What should be the response toward scientists’ who worked with Nazis? I don’t mean the ones who conducted torture experiments on people, just the ones who developed bomb technology or rocket propulsion? Von Braun never believed had Germany won, that Allied scientists would have been treated the same as generals and commanders. Where military leaders get harsh punishment (imprisonment, death) scientific disciplines get lighter penalties like restrictions on future practice.

Apparently he expresses remorse for the treatment of prisoners in later interviews. Always with the aside that he couldn’t stop it if he wanted to, he was a scientist caught up in a war.

By all accounts he makes a genuine life change in America after he attends a Baptist church in Texas. One account tells of a pastor in his hometown of Huntsville, Alabama leading Wernher in a prayer of repentance. If anyone doubts his commitment to Christ, they need only read his observations on science and religion.

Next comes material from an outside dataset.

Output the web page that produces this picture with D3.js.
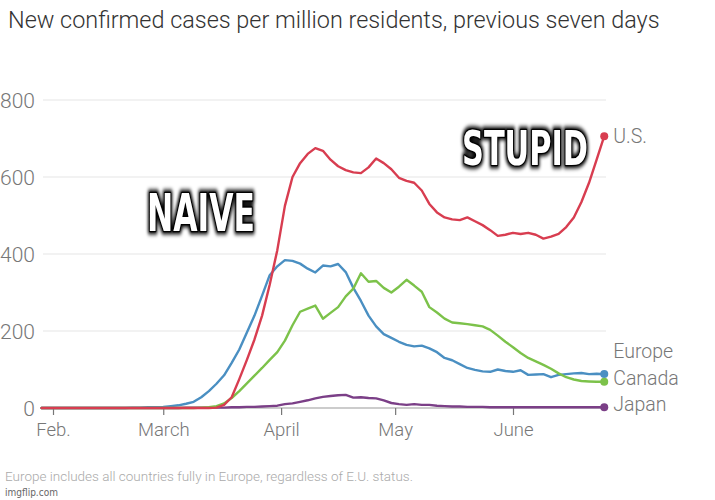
<!DOCTYPE html>
<html><head><meta charset="utf-8">
<script src="https://cdn.jsdelivr.net/npm/d3@7"></script>
<style>body{margin:0;background:#fff;} svg{display:block}</style>
</head><body>
<svg id="c" width="715" height="500"></svg>
<script>
// ---------- DATA ----------
const dates = [
"01-29","01-31","02-02","02-04","02-06","02-08","02-10","02-12","02-14","02-16","02-18","02-20","02-22","02-24","02-26","02-28",
"03-01","03-03","03-05","03-07","03-09","03-11","03-13","03-15","03-17","03-19","03-21","03-23","03-25","03-27","03-29","03-31",
"04-02","04-04","04-06","04-08","04-10","04-12","04-14","04-16","04-18","04-20","04-22","04-24","04-26","04-28","04-30",
"05-02","05-04","05-06","05-08","05-10","05-12","05-14","05-16","05-18","05-20","05-22","05-24","05-26","05-28","05-30",
"06-01","06-03","06-05","06-07","06-09","06-11","06-13","06-15","06-17","06-19","06-21","06-23","06-25"];

const usValues = [
0,0,0,0,0,0,0,0,0,0,0,0,0,0,0,0,
0,0,0,0,0,0,0,1,8,28,75,125,178,240,320,410,
525,600,636,660,675,668,645,628,618,612,610,625,648,636,620,
598,590,585,565,530,508,495,490,488,495,485,475,462,447,450,
455,452,455,450,440,445,452,470,495,535,585,645,706];

const europeValues = [
0,0,0,0,0,0,0,0,0,0,0,0,1,1,2,2,
3,5,7,11,16,28,44,63,85,117,152,196,240,292,345,368,
384,382,375,362,352,370,368,374,353,312,278,240,212,192,182,
172,164,160,162,155,145,130,124,114,104,99,95,94,100,96,
94,98,86,87,88,80,86,88,90,91,88,89,88];

const canadaValues = [
0,0,0,0,0,0,0,0,0,0,0,0,0,0,0,0,
0,0,0,0,0,1,2,5,12,26,44,64,84,104,125,145,
175,215,250,258,266,232,247,262,290,310,350,328,330,312,300,
315,333,318,302,262,248,232,222,220,218,215,212,203,188,172,
158,143,130,121,112,102,90,80,74,70,69,68,68];

const japanValues = [
0,0,0,0,0,0,0,0,0,0,0,0,0,0,0,0,
0,0,0,1,1,1,1,1,1,2,2,3,3,4,5,6,
10,12,16,20,25,29,31,33,34,27,28,26,25,20,13,
10,8,10,8,8,6,5,4,4,3,3,3,2,2,2,
2,2,2,2,2,2,2,2,2,2,2,2,2];

const seriesNames = ["U.S.", "Europe", "Canada", "Japan"];
const seriesColors = ["#d83d50", "#4a8fc2", "#7cc24a", "#7b3f87"];
const yTicks = [0, 200, 400, 600, 800];
const monthTicks = ["02-01", "03-01", "04-01", "05-01", "06-01"];
const monthLabels = ["Feb.", "March", "April", "May", "June"];
const titleText = "New confirmed cases per million residents, previous seven days";
const noteText = "Europe includes all countries fully in Europe, regardless of E.U. status.";
const watermarkText = "imgflip.com";
const memeTexts = ["NAIVE", "STUPID"];

// ---------- DRAW ----------
const parse = d3.timeParse("%Y-%m-%d");
const P = s => parse("2020-" + s);
const svg = d3.select("#c");
const FONT = "Roboto, 'Noto Sans', sans-serif";

const x = d3.scaleTime().domain([P("02-01"), P("06-01")]).range([53, 513]);
const y = d3.scaleLinear().domain([0, 800]).range([408, 100]);
const gridX0 = 43, gridX1 = 606;

// title
const title = svg.append("text").attr("x", 8).attr("y", 28)
  .attr("font-family", FONT).attr("font-weight", 300)
  .attr("font-size", 22).attr("fill", "#333").text(titleText);
{ const w = title.node().getComputedTextLength(); title.attr("font-size", 22 * 652 / w); }

// gridlines
svg.append("g").selectAll("line").data(yTicks.filter(t => t > 0)).join("line")
  .attr("x1", gridX0).attr("x2", gridX1)
  .attr("y1", d => y(d)).attr("y2", d => y(d))
  .attr("stroke", "#e6e6e6").attr("stroke-width", 1.2);

// y labels
svg.append("g").selectAll("text").data(yTicks).join("text")
  .attr("x", 35).attr("y", d => y(d)).attr("dy", "0.36em")
  .attr("text-anchor", "end")
  .attr("font-family", FONT).attr("font-weight", 300)
  .attr("font-size", 21).attr("fill", "#777").text(d => d3.format("d")(d));

// x axis
const xAxis = d3.axisBottom(x).tickValues(monthTicks.map(P))
  .tickFormat((d, i) => monthLabels[i]).tickSize(7).tickPadding(8).tickSizeOuter(0);
const gx = svg.append("g").attr("transform", `translate(0,${y(0)})`).call(xAxis);
gx.select(".domain").remove();
gx.insert("line", ":first-child").attr("x1", gridX0).attr("x2", gridX1)
  .attr("stroke", "#999").attr("stroke-width", 1.2);
gx.selectAll(".tick line").attr("stroke", "#777").attr("stroke-width", 1.2);
gx.selectAll(".tick text").attr("font-family", FONT)
  .attr("font-weight", 300).attr("font-size", 18.5).attr("fill", "#777");

// series
const allValues = [usValues, europeValues, canadaValues, japanValues];
const dateObjs = dates.map(P);
const line = d3.line().x((d, i) => x(dateObjs[i])).y(d => y(d));
const drawOrder = [3, 1, 2, 0];
const gl = svg.append("g");
drawOrder.forEach(k => {
  gl.append("path").attr("d", line(allValues[k])).attr("fill", "none")
    .attr("stroke", seriesColors[k]).attr("stroke-width", 2.4)
    .attr("stroke-linejoin", "round").attr("stroke-linecap", "round");
});
const lastDate = dateObjs[dateObjs.length - 1];
drawOrder.forEach(k => {
  const v = allValues[k][allValues[k].length - 1];
  gl.append("circle").attr("cx", x(lastDate)).attr("cy", y(v)).attr("r", 4)
    .attr("fill", seriesColors[k]);
});

// end labels
const labelDy = [7, -16, 3, 4];
seriesNames.forEach((name, k) => {
  const v = allValues[k][allValues[k].length - 1];
  svg.append("text").attr("x", x(lastDate) + 9).attr("y", y(v) + labelDy[k])
    .attr("font-family", FONT).attr("font-weight", 300)
    .attr("font-size", 19.5).attr("fill", "#777").text(name);
});

// footnote
svg.append("text").attr("x", 5).attr("y", 481)
  .attr("font-family", FONT).attr("font-weight", 300)
  .attr("font-size", 13.5).attr("fill", "#aaa").text(noteText);
svg.append("text").attr("x", 5).attr("y", 496)
  .attr("font-family", "'DejaVu Sans Condensed', 'Liberation Sans', sans-serif")
  .attr("font-size", 10).attr("fill", "#666").text(watermarkText);

// meme captions
const defs = svg.append("defs");
const f = defs.append("filter").attr("id", "sh").attr("x", "-30%").attr("y", "-30%")
  .attr("width", "160%").attr("height", "160%");
f.append("feMorphology").attr("in", "SourceAlpha").attr("operator", "dilate").attr("radius", 2).attr("result", "d");
f.append("feGaussianBlur").attr("in", "d").attr("stdDeviation", 2).attr("result", "b");
const fm = f.append("feMerge");
fm.append("feMergeNode").attr("in", "b");
fm.append("feMergeNode").attr("in", "SourceGraphic");

const memeBoxes = [{cx: 201, base: 231, w: 108, cap: 37}, {cx: 525, base: 165, w: 126, cap: 35}];
memeTexts.forEach((t, i) => {
  const b = memeBoxes[i];
  const g = svg.append("g").attr("filter", "url(#sh)");
  const tx = g.append("text").attr("x", 0).attr("y", 0).attr("text-anchor", "middle")
    .attr("font-family", "'DejaVu Sans Condensed', 'DejaVu Sans', sans-serif")
    .attr("font-weight", "bold").attr("font-size", 50)
    .attr("fill", "#fff").attr("stroke", "#000").attr("stroke-width", 2.5)
    .attr("paint-order", "stroke").attr("stroke-linejoin", "round").text(t);
  const w = tx.node().getComputedTextLength();
  const sx = b.w / w, sy = b.cap / (0.729 * 50);
  g.attr("transform", `translate(${b.cx},${b.base}) scale(${sx},${sy})`);
});
</script>
</body></html>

Through science man attempts to understand the laws of creation; through religious activities he attempts to understand the intentions of the Creator. Each approach is a search for ultimate truth.

If this was an attempt to be accepted in America as an engineer living in accordance with cultural norms, he wouldn’t have been so bold about the existence of God. Especially in the science community, agnosticism would have been a wiser choice. By promoting “Creationism” he basically becomes an outcast among an elite group. By the time of his death he is the most prominent Creationist in the country and sees no conflict between religion and science.

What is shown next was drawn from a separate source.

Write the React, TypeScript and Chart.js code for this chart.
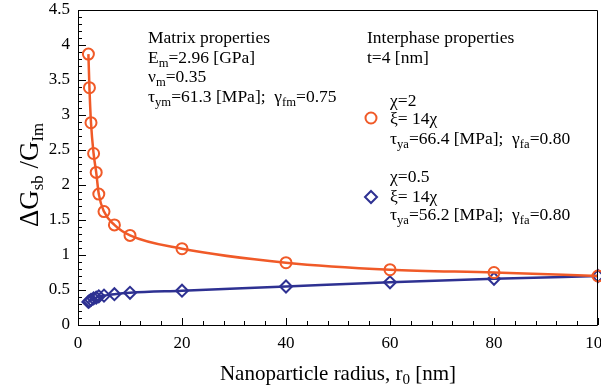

More scientists will get off their ivory towers and publicly say what I am saying here...with all the modern means at our disposal, with schools, churches, educational institutions, press, radio, and television, they should tell the world that religion and science are not incompatible; that, to the contrary; they belong together.

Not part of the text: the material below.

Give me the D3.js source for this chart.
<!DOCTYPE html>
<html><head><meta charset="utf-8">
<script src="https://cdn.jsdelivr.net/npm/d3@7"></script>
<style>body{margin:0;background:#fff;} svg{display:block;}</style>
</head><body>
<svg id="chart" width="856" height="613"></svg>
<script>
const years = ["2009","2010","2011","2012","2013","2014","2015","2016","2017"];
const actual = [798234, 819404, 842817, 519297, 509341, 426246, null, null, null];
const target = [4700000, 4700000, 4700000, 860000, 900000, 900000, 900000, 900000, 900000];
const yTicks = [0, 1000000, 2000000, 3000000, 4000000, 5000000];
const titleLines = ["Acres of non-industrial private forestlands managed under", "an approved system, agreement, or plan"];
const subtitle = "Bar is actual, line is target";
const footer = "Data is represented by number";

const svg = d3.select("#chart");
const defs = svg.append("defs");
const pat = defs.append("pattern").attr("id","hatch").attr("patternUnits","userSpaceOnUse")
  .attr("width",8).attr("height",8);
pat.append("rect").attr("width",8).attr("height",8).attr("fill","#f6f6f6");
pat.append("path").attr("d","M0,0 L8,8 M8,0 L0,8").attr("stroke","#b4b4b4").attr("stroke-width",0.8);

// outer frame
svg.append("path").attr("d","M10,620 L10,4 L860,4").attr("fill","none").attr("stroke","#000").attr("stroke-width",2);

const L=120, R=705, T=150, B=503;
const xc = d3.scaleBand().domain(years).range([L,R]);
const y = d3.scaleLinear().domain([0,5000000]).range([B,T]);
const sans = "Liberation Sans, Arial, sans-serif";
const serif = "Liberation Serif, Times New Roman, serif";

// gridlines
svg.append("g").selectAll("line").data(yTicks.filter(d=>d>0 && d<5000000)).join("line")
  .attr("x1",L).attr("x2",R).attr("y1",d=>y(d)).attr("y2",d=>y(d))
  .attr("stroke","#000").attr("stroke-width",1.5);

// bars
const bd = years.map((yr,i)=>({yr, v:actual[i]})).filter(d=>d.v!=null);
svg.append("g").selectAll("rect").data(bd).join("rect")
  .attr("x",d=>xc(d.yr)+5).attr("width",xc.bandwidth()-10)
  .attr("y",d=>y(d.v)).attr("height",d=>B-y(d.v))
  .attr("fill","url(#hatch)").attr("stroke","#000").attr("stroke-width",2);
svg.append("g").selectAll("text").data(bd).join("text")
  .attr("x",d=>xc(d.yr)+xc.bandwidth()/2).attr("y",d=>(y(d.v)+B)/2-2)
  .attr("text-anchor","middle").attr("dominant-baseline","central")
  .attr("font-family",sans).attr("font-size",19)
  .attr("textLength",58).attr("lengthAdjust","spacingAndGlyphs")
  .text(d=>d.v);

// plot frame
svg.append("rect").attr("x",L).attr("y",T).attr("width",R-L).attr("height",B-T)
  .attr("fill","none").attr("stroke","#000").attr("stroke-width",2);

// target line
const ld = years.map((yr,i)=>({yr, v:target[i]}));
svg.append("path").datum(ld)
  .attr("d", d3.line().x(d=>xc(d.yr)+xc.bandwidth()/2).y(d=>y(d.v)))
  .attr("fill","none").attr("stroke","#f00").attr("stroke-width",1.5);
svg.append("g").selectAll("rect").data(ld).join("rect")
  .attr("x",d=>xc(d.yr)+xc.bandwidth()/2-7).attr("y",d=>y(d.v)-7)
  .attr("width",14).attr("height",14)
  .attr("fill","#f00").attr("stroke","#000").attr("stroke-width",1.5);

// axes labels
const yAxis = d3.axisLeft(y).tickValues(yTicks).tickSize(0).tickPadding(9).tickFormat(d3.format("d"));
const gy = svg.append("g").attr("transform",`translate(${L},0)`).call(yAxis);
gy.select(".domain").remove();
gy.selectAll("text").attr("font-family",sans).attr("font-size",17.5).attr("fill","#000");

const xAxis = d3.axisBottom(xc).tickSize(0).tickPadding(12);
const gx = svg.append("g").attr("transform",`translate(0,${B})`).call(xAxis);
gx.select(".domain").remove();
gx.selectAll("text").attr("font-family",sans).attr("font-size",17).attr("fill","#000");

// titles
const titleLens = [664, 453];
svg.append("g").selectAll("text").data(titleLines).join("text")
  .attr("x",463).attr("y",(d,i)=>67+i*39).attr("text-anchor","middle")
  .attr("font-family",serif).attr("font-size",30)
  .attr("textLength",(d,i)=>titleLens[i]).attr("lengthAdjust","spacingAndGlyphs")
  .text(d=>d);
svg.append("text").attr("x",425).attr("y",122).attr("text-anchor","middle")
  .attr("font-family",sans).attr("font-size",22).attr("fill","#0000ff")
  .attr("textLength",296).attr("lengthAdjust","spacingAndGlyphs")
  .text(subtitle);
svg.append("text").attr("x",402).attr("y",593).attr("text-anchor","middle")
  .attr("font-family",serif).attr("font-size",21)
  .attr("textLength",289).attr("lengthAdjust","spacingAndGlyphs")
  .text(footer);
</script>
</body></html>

Another anecdote about the V2 rocket technician shows he wasn’t interested in making ballistic missiles for the Nazi’s. Supposedly Himmler had him arrested after he Von Braun showed a lack of interest in using his designs for the war effort. He was shortly released after Albert Speer convinced the Fuhrer of his utility. 
As with everything surrounding the life of the most important man in space development, it depends on how convincing he is to us. His Christianity seems genuine to me since it was so unnecessary in his profession. Yet he becomes a leading voice for Creationism and exploration of the heavens until his death in 1977.

 It’s Wernher Von Braun’s usefulness to the United States’ ambitions in space that makes one cynical. Would the crew responsible for V2’s technology have been treated differently if they weren’t brilliant, if they hadn’t achieved scientific breakthroughs in rocket propulsion?

I keep coming across a lot of literature critical of Von Braun and his white glove treatment by the Americans after the war. Maybe his genius is what saved him, an indispensable piece in race to the moon. Maybe it was his very falling out with the Nazis and their plans to bomb civilians that separated him, just enough, from the monstrous regime. 

How he lived his life after the war speaks to a change of heart and a commitment to scientific inquiry. Despite his past, he made his future matter for good.